Code that draws figures
● ● ● ● ●

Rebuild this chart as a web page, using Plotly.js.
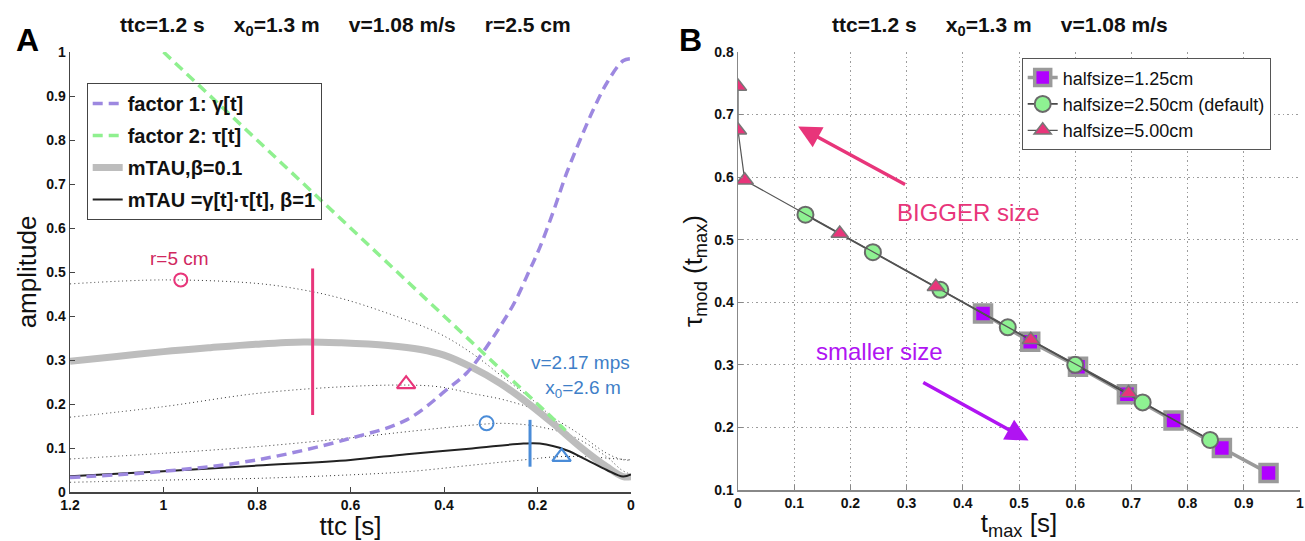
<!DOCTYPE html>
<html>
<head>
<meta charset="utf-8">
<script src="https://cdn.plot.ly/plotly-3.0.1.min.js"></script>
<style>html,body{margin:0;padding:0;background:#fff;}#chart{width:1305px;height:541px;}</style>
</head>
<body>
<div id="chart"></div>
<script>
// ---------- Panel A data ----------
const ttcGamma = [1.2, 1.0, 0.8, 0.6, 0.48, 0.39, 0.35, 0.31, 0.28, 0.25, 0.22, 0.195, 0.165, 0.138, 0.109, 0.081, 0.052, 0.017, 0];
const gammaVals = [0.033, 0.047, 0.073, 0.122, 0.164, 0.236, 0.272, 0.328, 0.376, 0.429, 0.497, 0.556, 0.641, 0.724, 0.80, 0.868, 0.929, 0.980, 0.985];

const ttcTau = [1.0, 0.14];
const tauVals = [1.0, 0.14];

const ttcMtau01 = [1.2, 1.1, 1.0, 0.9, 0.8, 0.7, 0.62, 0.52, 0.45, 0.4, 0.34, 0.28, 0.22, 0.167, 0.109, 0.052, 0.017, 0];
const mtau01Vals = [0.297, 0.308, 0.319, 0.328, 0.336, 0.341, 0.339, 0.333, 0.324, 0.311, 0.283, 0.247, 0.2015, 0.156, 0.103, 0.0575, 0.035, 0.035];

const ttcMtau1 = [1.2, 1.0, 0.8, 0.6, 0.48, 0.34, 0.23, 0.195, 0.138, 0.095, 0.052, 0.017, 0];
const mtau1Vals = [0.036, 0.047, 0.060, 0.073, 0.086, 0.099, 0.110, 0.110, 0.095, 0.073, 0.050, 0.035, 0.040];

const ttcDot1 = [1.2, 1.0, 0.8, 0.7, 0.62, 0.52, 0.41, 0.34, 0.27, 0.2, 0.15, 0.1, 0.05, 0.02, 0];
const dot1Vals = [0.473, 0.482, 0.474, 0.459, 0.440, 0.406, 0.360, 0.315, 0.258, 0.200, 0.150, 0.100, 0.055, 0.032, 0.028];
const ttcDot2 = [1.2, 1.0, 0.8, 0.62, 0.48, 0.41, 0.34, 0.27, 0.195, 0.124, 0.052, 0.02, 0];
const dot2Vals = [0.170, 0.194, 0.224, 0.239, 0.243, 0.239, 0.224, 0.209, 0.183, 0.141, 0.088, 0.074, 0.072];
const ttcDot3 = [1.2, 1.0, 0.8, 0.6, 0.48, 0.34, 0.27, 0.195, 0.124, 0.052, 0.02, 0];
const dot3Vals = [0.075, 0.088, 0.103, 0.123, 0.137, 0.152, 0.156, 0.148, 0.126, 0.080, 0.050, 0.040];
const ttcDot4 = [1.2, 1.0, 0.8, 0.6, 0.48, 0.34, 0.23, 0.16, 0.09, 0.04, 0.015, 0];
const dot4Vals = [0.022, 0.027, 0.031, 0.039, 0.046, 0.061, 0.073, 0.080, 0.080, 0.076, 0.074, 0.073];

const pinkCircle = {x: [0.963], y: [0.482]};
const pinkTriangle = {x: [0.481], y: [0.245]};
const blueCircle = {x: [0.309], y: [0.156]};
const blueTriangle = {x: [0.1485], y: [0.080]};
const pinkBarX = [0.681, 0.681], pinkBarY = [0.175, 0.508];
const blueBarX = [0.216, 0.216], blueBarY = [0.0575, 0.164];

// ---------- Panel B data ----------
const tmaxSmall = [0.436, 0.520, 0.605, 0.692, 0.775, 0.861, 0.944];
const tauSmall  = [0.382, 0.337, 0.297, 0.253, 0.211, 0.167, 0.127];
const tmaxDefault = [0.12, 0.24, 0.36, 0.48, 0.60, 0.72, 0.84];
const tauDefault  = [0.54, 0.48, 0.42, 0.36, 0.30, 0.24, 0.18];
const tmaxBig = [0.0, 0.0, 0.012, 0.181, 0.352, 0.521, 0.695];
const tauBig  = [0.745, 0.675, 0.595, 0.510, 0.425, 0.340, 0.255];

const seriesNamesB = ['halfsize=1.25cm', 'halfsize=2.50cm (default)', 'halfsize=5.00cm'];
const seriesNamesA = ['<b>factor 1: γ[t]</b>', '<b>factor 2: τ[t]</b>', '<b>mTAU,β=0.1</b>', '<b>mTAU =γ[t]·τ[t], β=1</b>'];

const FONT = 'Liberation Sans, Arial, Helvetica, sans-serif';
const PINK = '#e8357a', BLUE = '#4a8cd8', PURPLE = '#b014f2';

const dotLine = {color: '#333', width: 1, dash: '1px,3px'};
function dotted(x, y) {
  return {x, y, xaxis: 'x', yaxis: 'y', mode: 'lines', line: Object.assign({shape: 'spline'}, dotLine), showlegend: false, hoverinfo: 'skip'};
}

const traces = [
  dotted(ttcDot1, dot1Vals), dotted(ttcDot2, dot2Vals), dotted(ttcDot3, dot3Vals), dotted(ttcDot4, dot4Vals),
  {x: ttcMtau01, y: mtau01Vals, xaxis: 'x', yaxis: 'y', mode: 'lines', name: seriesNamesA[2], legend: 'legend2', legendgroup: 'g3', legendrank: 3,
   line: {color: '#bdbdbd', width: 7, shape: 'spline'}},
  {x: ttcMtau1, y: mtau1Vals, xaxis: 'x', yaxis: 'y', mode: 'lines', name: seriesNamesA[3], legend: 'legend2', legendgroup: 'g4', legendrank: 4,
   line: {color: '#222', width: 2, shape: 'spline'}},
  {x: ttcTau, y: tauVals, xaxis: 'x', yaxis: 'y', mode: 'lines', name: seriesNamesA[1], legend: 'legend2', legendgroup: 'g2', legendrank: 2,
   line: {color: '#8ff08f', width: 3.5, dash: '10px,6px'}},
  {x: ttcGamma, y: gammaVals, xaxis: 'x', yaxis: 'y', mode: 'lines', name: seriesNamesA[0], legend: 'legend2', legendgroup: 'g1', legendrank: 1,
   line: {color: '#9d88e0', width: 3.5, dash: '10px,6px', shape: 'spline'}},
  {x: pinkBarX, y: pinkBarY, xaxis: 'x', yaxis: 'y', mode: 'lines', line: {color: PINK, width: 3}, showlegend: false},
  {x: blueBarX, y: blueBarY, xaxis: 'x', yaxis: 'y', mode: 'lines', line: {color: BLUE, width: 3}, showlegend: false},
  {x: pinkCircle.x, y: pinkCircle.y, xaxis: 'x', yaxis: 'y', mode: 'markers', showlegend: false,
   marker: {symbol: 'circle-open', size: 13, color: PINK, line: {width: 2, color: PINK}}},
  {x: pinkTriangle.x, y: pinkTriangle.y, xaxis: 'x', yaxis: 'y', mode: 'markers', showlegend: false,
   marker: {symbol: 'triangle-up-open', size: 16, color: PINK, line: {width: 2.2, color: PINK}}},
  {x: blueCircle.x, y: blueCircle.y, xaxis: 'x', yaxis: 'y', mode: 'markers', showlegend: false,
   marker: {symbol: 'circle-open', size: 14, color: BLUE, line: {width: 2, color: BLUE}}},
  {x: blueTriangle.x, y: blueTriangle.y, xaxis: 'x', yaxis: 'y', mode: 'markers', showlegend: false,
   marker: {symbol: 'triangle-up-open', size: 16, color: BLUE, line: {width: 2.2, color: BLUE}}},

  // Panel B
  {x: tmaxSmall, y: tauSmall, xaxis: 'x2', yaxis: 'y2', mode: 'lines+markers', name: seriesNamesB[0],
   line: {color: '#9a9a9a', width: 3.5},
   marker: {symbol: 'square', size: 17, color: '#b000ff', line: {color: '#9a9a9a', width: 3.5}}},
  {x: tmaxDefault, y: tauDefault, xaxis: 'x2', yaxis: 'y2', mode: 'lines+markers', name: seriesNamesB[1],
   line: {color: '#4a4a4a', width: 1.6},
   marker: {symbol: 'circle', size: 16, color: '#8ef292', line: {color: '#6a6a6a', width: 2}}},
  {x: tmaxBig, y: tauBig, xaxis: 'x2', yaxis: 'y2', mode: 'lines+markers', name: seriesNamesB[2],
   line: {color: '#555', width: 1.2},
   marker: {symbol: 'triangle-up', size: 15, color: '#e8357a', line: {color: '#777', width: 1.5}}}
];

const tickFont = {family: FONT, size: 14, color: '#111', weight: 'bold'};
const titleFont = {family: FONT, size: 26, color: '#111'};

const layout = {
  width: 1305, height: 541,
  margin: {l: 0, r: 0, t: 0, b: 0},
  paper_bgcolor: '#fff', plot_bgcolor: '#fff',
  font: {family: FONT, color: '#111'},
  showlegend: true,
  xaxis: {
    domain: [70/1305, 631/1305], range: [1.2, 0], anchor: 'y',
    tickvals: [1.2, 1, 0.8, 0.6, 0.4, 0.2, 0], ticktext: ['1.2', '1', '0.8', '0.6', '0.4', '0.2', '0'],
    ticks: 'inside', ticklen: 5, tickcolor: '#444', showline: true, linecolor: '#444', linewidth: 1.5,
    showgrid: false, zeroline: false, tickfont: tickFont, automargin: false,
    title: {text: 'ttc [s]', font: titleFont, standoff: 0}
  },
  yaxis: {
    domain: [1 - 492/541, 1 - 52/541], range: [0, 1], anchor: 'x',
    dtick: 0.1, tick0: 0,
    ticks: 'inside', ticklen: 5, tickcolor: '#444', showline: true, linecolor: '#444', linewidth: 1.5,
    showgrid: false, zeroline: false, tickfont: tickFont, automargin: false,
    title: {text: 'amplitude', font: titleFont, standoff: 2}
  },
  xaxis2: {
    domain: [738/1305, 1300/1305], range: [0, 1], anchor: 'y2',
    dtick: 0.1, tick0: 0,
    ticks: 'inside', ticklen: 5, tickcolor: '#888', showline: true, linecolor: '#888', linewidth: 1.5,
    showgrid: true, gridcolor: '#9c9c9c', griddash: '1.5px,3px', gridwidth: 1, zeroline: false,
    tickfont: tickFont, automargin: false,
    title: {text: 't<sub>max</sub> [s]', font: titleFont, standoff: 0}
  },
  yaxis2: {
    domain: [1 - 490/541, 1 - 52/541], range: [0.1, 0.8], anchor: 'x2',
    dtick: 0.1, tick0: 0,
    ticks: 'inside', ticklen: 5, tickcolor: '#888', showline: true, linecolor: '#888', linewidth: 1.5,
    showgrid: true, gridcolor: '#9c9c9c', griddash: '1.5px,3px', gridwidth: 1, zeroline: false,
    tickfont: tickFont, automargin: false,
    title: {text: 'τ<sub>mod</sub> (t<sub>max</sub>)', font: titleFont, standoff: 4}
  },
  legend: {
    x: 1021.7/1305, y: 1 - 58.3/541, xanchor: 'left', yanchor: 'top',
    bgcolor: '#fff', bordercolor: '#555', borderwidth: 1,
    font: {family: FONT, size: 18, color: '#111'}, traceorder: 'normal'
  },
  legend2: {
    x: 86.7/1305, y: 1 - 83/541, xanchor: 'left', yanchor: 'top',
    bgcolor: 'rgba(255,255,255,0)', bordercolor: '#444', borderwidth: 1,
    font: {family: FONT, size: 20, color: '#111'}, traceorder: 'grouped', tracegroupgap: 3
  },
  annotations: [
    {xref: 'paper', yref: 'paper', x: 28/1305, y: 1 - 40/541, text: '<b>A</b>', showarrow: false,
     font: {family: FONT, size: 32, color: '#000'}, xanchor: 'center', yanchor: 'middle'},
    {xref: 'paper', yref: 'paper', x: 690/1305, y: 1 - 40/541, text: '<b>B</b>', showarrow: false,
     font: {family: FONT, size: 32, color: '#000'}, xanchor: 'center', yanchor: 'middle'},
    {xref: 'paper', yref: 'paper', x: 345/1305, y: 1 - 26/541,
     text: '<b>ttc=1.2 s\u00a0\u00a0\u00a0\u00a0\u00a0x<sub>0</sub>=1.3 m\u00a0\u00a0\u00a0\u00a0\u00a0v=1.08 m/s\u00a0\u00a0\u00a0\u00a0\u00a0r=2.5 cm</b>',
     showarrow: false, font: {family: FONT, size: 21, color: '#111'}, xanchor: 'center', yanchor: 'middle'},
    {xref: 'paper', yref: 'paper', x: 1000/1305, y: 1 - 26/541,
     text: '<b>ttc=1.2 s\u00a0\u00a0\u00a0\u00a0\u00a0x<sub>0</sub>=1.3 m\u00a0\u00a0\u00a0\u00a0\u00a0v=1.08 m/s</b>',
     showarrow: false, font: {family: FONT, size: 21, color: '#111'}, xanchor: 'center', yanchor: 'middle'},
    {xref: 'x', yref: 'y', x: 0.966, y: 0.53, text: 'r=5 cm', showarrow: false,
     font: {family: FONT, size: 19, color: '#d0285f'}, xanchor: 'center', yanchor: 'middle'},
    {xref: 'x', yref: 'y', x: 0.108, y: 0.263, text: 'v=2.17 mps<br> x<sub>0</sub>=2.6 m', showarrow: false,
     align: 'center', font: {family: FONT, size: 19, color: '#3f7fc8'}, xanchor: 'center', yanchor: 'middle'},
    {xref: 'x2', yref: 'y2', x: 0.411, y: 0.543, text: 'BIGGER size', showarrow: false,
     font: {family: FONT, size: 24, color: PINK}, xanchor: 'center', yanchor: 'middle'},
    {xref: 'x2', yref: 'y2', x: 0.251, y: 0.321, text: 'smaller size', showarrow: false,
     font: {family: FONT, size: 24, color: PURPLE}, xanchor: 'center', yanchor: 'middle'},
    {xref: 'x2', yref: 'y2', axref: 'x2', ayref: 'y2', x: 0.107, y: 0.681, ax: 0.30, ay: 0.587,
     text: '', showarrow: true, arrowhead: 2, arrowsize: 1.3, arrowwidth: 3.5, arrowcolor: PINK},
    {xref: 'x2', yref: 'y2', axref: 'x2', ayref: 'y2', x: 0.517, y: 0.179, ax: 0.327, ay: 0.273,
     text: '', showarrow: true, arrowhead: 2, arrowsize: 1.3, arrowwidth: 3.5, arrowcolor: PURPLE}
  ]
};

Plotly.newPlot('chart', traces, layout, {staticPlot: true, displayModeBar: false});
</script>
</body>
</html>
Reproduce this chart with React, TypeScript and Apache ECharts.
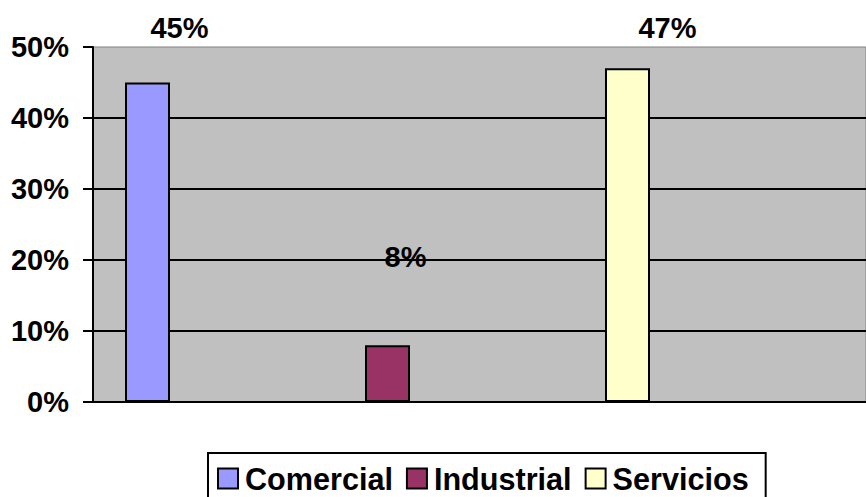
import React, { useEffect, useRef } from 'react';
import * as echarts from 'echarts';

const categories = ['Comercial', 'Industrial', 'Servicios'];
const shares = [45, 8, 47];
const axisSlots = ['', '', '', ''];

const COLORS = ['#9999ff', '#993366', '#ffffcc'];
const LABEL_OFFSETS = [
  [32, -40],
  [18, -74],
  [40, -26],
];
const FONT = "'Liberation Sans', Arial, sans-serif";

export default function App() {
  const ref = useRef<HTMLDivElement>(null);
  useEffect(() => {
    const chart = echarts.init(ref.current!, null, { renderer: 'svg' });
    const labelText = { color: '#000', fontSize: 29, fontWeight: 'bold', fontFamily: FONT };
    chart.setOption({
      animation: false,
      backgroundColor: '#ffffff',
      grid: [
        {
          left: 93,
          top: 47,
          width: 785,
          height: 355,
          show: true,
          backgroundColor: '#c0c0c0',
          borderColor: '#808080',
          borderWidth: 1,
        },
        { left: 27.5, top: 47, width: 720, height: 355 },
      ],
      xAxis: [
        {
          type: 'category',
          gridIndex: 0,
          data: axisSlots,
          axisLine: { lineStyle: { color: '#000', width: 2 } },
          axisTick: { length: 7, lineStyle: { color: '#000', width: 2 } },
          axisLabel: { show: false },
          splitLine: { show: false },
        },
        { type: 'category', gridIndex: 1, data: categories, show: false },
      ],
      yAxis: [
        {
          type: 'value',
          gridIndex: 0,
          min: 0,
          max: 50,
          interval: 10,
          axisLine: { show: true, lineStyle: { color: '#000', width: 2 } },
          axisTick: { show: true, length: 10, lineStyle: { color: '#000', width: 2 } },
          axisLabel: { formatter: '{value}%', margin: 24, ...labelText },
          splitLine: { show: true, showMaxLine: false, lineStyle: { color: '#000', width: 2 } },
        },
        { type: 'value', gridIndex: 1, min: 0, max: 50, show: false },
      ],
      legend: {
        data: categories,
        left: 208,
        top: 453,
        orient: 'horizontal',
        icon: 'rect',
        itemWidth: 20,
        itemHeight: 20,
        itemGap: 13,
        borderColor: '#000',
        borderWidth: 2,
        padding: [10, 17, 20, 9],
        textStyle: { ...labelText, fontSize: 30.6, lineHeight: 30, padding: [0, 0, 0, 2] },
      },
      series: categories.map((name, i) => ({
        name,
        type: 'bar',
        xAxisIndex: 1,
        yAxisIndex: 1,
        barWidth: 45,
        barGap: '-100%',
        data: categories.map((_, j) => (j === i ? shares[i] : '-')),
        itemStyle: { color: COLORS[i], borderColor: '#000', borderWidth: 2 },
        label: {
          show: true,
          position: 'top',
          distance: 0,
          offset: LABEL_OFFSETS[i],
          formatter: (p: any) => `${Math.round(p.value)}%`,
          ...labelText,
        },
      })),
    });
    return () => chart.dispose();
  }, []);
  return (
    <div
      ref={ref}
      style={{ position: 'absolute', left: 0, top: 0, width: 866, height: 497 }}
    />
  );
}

● ● ● ● ●

### Problem requirements
Give again, please, precisely the lines that begin the records and run through the line with "const tauVals = [1.0, 0.14];" in it, keeping both end lines and dropping any pictures.

### Reply to the exercise
Rebuild this chart as a web page, using Plotly.js.
<!DOCTYPE html>
<html>
<head>
<meta charset="utf-8">
<script src="https://cdn.plot.ly/plotly-3.0.1.min.js"></script>
<style>html,body{margin:0;padding:0;background:#fff;}#chart{width:1305px;height:541px;}</style>
</head>
<body>
<div id="chart"></div>
<script>
// ---------- Panel A data ----------
const ttcGamma = [1.2, 1.0, 0.8, 0.6, 0.48, 0.39, 0.35, 0.31, 0.28, 0.25, 0.22, 0.195, 0.165, 0.138, 0.109, 0.081, 0.052, 0.017, 0];
const gammaVals = [0.033, 0.047, 0.073, 0.122, 0.164, 0.236, 0.272, 0.328, 0.376, 0.429, 0.497, 0.556, 0.641, 0.724, 0.80, 0.868, 0.929, 0.980, 0.985];

const ttcTau = [1.0, 0.14];
const tauVals = [1.0, 0.14];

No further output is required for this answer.